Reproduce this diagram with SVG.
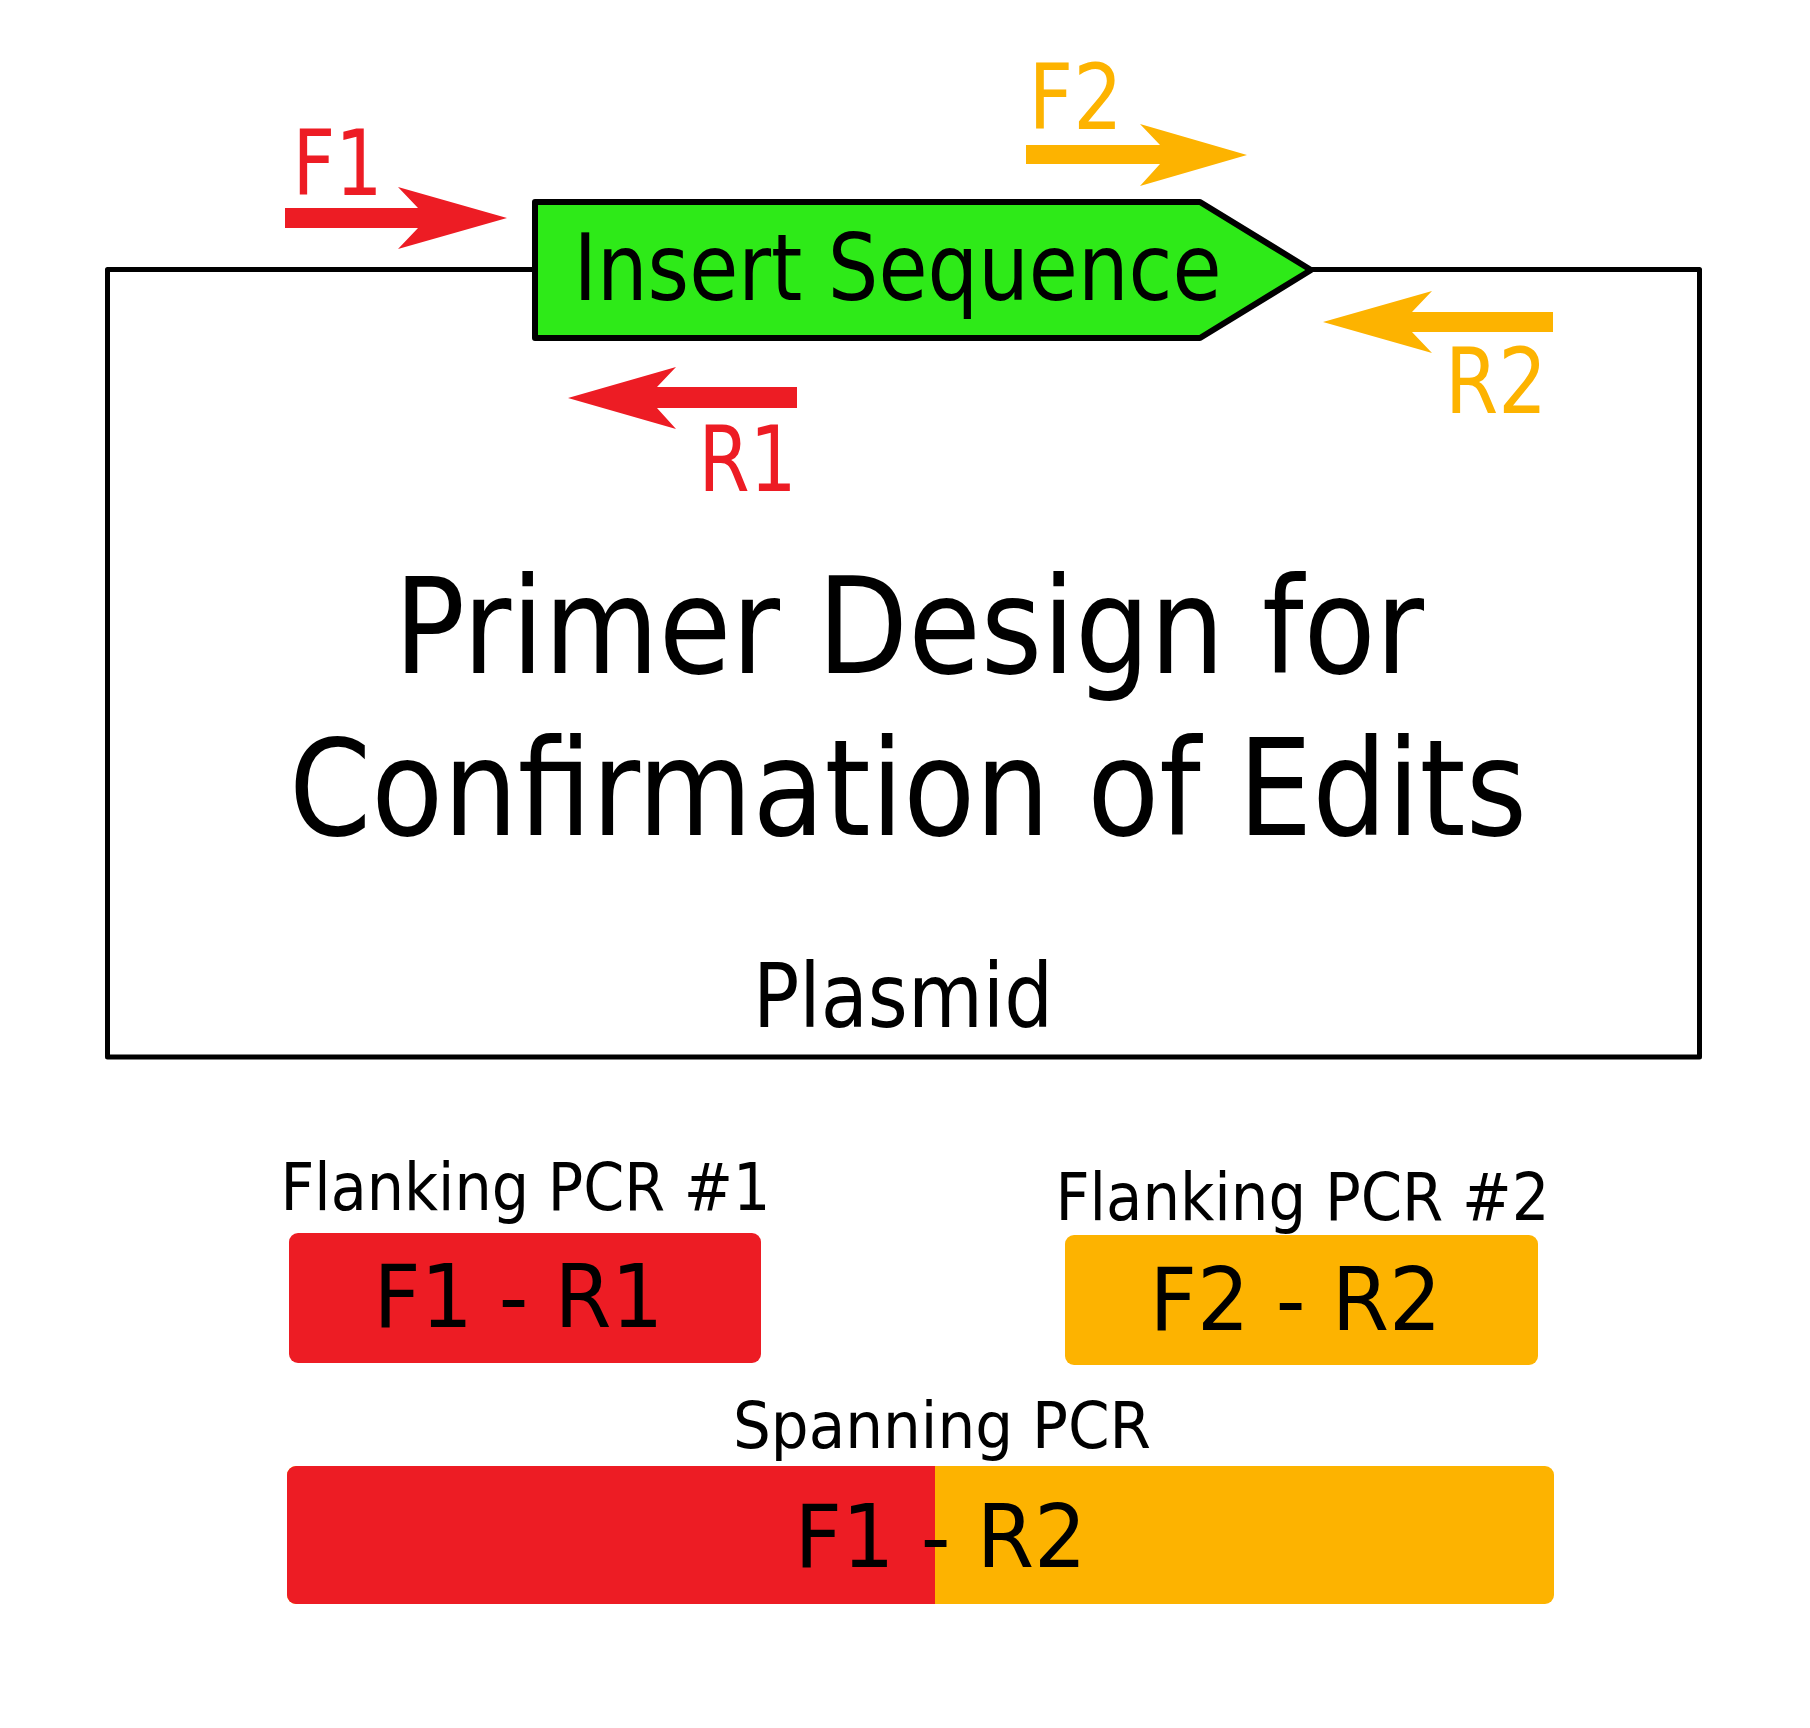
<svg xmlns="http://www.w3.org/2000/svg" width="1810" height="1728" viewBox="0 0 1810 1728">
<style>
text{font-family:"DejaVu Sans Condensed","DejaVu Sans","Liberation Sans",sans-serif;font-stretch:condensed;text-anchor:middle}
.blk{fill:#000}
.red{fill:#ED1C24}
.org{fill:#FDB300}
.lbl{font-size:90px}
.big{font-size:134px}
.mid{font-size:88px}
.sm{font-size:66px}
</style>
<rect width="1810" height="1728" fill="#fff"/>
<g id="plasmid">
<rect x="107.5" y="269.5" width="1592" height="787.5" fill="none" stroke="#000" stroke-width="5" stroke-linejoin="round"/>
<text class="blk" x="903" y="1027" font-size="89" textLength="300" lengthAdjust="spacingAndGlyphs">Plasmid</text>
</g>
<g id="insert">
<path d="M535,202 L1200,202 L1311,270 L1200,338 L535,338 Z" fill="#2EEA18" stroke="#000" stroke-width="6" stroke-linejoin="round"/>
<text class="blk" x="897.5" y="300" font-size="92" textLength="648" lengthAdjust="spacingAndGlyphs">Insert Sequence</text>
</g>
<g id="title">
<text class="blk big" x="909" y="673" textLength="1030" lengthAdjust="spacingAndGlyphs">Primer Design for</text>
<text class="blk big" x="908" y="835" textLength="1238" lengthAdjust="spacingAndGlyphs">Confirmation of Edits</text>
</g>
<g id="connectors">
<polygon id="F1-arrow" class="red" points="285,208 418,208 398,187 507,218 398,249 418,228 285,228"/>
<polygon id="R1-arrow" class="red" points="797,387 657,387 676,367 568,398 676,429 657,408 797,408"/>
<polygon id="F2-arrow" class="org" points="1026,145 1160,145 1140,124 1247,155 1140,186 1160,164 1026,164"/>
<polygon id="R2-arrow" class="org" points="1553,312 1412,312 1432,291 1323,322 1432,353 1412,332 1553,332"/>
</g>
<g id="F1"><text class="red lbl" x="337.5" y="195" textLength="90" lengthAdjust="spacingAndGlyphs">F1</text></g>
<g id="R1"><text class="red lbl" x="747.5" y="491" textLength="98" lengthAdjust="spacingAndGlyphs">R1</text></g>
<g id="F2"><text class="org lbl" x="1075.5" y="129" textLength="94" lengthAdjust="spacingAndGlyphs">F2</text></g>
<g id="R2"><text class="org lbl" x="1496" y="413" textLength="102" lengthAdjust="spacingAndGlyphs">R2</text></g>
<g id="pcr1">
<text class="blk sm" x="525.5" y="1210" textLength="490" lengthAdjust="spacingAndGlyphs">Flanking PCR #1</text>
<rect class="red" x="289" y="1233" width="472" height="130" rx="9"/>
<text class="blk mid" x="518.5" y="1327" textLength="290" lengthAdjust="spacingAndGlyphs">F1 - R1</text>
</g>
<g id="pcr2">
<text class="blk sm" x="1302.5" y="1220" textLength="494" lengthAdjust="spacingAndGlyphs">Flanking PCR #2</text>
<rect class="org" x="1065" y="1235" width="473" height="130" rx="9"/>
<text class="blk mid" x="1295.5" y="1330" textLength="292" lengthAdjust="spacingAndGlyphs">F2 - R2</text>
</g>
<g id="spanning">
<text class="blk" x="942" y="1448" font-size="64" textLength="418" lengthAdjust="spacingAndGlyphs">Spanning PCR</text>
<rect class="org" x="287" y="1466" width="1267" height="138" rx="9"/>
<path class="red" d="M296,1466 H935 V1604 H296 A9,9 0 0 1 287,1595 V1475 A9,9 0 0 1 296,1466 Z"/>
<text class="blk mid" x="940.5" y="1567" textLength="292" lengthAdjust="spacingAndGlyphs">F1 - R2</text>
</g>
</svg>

----------------------------------------

— EXERCISE INSTRUCTIONS —
Make an exact reproduction of the listing above, without any pictures.

— TASK RESULT —
Reproduce this diagram with SVG.
<svg xmlns="http://www.w3.org/2000/svg" width="1810" height="1728" viewBox="0 0 1810 1728">
<style>
text{font-family:"DejaVu Sans Condensed","DejaVu Sans","Liberation Sans",sans-serif;font-stretch:condensed;text-anchor:middle}
.blk{fill:#000}
.red{fill:#ED1C24}
.org{fill:#FDB300}
.lbl{font-size:90px}
.big{font-size:134px}
.mid{font-size:88px}
.sm{font-size:66px}
</style>
<rect width="1810" height="1728" fill="#fff"/>
<g id="plasmid">
<rect x="107.5" y="269.5" width="1592" height="787.5" fill="none" stroke="#000" stroke-width="5" stroke-linejoin="round"/>
<text class="blk" x="903" y="1027" font-size="89" textLength="300" lengthAdjust="spacingAndGlyphs">Plasmid</text>
</g>
<g id="insert">
<path d="M535,202 L1200,202 L1311,270 L1200,338 L535,338 Z" fill="#2EEA18" stroke="#000" stroke-width="6" stroke-linejoin="round"/>
<text class="blk" x="897.5" y="300" font-size="92" textLength="648" lengthAdjust="spacingAndGlyphs">Insert Sequence</text>
</g>
<g id="title">
<text class="blk big" x="909" y="673" textLength="1030" lengthAdjust="spacingAndGlyphs">Primer Design for</text>
<text class="blk big" x="908" y="835" textLength="1238" lengthAdjust="spacingAndGlyphs">Confirmation of Edits</text>
</g>
<g id="connectors">
<polygon id="F1-arrow" class="red" points="285,208 418,208 398,187 507,218 398,249 418,228 285,228"/>
<polygon id="R1-arrow" class="red" points="797,387 657,387 676,367 568,398 676,429 657,408 797,408"/>
<polygon id="F2-arrow" class="org" points="1026,145 1160,145 1140,124 1247,155 1140,186 1160,164 1026,164"/>
<polygon id="R2-arrow" class="org" points="1553,312 1412,312 1432,291 1323,322 1432,353 1412,332 1553,332"/>
</g>
<g id="F1"><text class="red lbl" x="337.5" y="195" textLength="90" lengthAdjust="spacingAndGlyphs">F1</text></g>
<g id="R1"><text class="red lbl" x="747.5" y="491" textLength="98" lengthAdjust="spacingAndGlyphs">R1</text></g>
<g id="F2"><text class="org lbl" x="1075.5" y="129" textLength="94" lengthAdjust="spacingAndGlyphs">F2</text></g>
<g id="R2"><text class="org lbl" x="1496" y="413" textLength="102" lengthAdjust="spacingAndGlyphs">R2</text></g>
<g id="pcr1">
<text class="blk sm" x="525.5" y="1210" textLength="490" lengthAdjust="spacingAndGlyphs">Flanking PCR #1</text>
<rect class="red" x="289" y="1233" width="472" height="130" rx="9"/>
<text class="blk mid" x="518.5" y="1327" textLength="290" lengthAdjust="spacingAndGlyphs">F1 - R1</text>
</g>
<g id="pcr2">
<text class="blk sm" x="1302.5" y="1220" textLength="494" lengthAdjust="spacingAndGlyphs">Flanking PCR #2</text>
<rect class="org" x="1065" y="1235" width="473" height="130" rx="9"/>
<text class="blk mid" x="1295.5" y="1330" textLength="292" lengthAdjust="spacingAndGlyphs">F2 - R2</text>
</g>
<g id="spanning">
<text class="blk" x="942" y="1448" font-size="64" textLength="418" lengthAdjust="spacingAndGlyphs">Spanning PCR</text>
<rect class="org" x="287" y="1466" width="1267" height="138" rx="9"/>
<path class="red" d="M296,1466 H935 V1604 H296 A9,9 0 0 1 287,1595 V1475 A9,9 0 0 1 296,1466 Z"/>
<text class="blk mid" x="940.5" y="1567" textLength="292" lengthAdjust="spacingAndGlyphs">F1 - R2</text>
</g>
</svg>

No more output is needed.